What is an alliance?
An alliance is an agreement between two or more parties to jointly define a development problem and jointly contribute to its solution. Alliance members share resources, risks and rewards in pursuit of a development objective that is not likely top be achieved without the alliance. An alliance achieves its development objectives by bringing new actors to the development challenge or significantly expands an alliance with existing partners, using new and innovative instruments or approaches, and leveraging significant resources.
Alliances incorporate a breadth of USAID and partner resources to arrive at solutions made possible through pooled efforts. The resources brought together are as diverse as the alliances themselves, including technology and intellectual property rights, market creation, best practices, policy influence, in-country networks, and expertise in development programs, ranging from international trade to biodiversity protection.
Can alliances include non-U.S. partners?
Yes. A partial list of the kinds of partners which can make up an alliance are: foundations, international and host country non-governmental organizations (NGOs), individual multinational and host country private businesses, including banks and other financial institutions, host country governments, business and trade associations, bi-lateral and multi-lateral donor organizations, and international universities.

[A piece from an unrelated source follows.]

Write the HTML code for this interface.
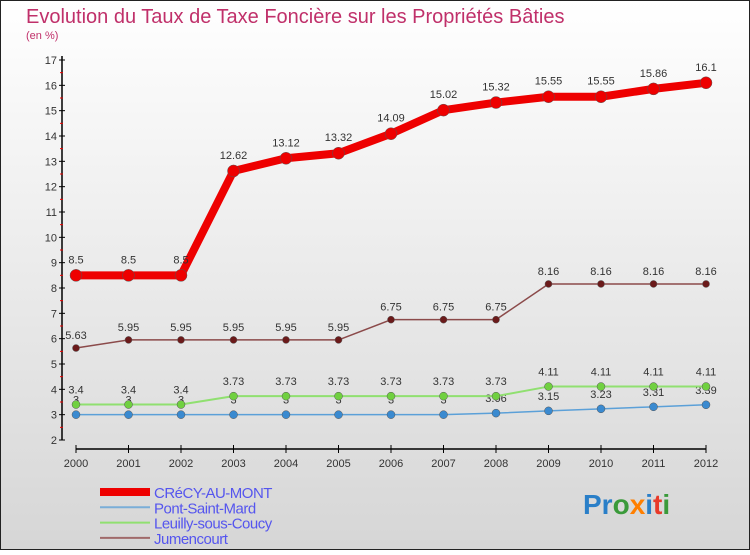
<!DOCTYPE html>
<html><head><meta charset="utf-8"><style>
html,body{margin:0;padding:0}
body{width:750px;height:550px;overflow:hidden;font-family:"Liberation Sans",sans-serif}
svg text{font-family:"Liberation Sans",sans-serif}
</style></head><body>
<svg id="chart" width="750" height="550">
<defs><linearGradient id="bg" x1="0" y1="0" x2="0" y2="1"><stop offset="0" stop-color="#ffffff"/><stop offset="1" stop-color="#d6d6d6"/></linearGradient></defs>
<rect x="0.5" y="0.5" width="749" height="549" fill="url(#bg)" stroke="#222"/>
<text x="26" y="23" font-size="20" fill="#c0306a">Evolution du Taux de Taxe Foncière sur les Propriétés Bâties</text>
<text x="26" y="39" font-size="11" fill="#c0306a">(en %)</text>
<g id="axes"></g><g id="series"></g><g id="legend"></g>
<text x="583" y="514" font-size="28" font-weight="bold"><tspan fill="#2a7fc8">Pr</tspan><tspan fill="#3a9a3a">o</tspan><tspan fill="#ff7f00">x</tspan><tspan fill="#2a7fc8">i</tspan><tspan fill="#e83a2a">t</tspan><tspan fill="#3a9a3a">i</tspan></text>
</svg>
<script>
const years=[2000,2001,2002,2003,2004,2005,2006,2007,2008,2009,2010,2011,2012];
const crecy=[8.5,8.5,8.5,12.62,13.12,13.32,14.09,15.02,15.32,15.55,15.55,15.86,16.1];
const pont=[3,3,3,3,3,3,3,3,3.06,3.15,3.23,3.31,3.39];
const leuilly=[3.4,3.4,3.4,3.73,3.73,3.73,3.73,3.73,3.73,4.11,4.11,4.11,4.11];
const jumen=[5.63,5.95,5.95,5.95,5.95,5.95,6.75,6.75,6.75,8.16,8.16,8.16,8.16];
const yTicks=[2,3,4,5,6,7,8,9,10,11,12,13,14,15,16,17];
const NS="http://www.w3.org/2000/svg";
const X=i=>76+i*(630/(years.length-1));
const Y=v=>440-(v-2)*(380/15);
function mk(p,t,a){const e=document.createElementNS(NS,t);for(const k in a)e.setAttribute(k,a[k]);p.appendChild(e);return e;}
const ax=document.getElementById('axes');
let l=mk(ax,'line',{x1:62,y1:56,x2:62,y2:440,stroke:'#000','stroke-width':1.5});


l=mk(ax,'line',{x1:76,y1:449,x2:706,y2:449,stroke:'#000','stroke-width':1.5});


yTicks.forEach(v=>{
 mk(ax,'line',{x1:59,y1:Y(v),x2:65,y2:Y(v),stroke:'#000'});
 if(v<17)mk(ax,'line',{x1:60,y1:Y(v+0.5),x2:63,y2:Y(v+0.5),stroke:'#e00'});
 const t=mk(ax,'text',{x:57,y:Y(v)+4,'font-size':11,'text-anchor':'end',fill:'#333'});t.textContent=v;
 
 
});
years.forEach((yr,i)=>{
 mk(ax,'line',{x1:X(i),y1:445,x2:X(i),y2:453,stroke:'#000'});
 const t=mk(ax,'text',{x:X(i),y:467,'font-size':11,'text-anchor':'middle',fill:'#333'});t.textContent=yr;
 
 
});
const sg=document.getElementById('series');
function series(d,color,w,r,fill,name,lblDy){
 const g=mk(sg,'g',{});
 
 
 const p=mk(g,'polyline',{points:d.map((v,i)=>X(i)+','+Y(v)).join(' '),fill:'none',stroke:color,'stroke-width':w,'stroke-linejoin':'round'});
 
 
 d.forEach((v,i)=>{
  const c=mk(g,'circle',{cx:X(i),cy:Y(v),r:r,fill:fill,stroke:'#555','stroke-width':0.5});
  
  
  const t=mk(g,'text',{x:X(i),y:Y(v)+lblDy,'font-size':11,'text-anchor':'middle',fill:'#333'});t.textContent=v;
  
  
 });
}
series(jumen,'#8b4a4a',1.5,3.5,'#6b1a1a','jumencourt',-9);
series(pont,'#5ba0d8',1.5,4,'#3a8ad0','pont-saint-mard',-11);
series(leuilly,'#90e070',2,4,'#70d040','leuilly-sous-coucy',-11);
series(crecy,'#ee0000',8,6,'#ee0000','crecy-au-mont',-12);
const lg=document.getElementById('legend');
[['CRéCY-AU-MONT','#ee0000',8],['Pont-Saint-Mard','#7aaed8',2],['Leuilly-sous-Coucy','#90e070',2],['Jumencourt','#a06a6a',2]].forEach((e,i)=>{
 const y=492+i*15.3;
 const g=mk(lg,'g',{});
 
 
 mk(g,'line',{x1:100,y1:y,x2:150,y2:y,stroke:e[1],'stroke-width':e[2]});
 const t=mk(g,'text',{x:154,y:y+6,'font-size':15,fill:'#5555ee','letter-spacing':'-0.5'});t.textContent=e[0];
});
</script>
</body></html>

What is the application process?
Each year since 2003, the GDA Secretariat in Washington has released an Annual Program Statement (APS), an open solicitation method that serves to draw forth groups interested in alliances, including those with which USAID does not normally do business. The APS covers all Agency programmatic areas and can be utilized by any bureau or mission as a competitive means of considering alliance applications. The APS allows potential applicants to submit under this announcement either to the GDA Secretariat or directly to the mission or bureau. Some Missions also release calls for proposals on specific topics-for example, USAID/Afghanistan put out a call for public-private alliance proposals related to capacity building support to educational institutions.
USAID is particularly interested in alliance opportunities where its resources are leveraged at a two-to-one or greater ratio. At least some portion of the leverage must be in cash, and 25 percent of value of expected USAID resources must be from private contribution.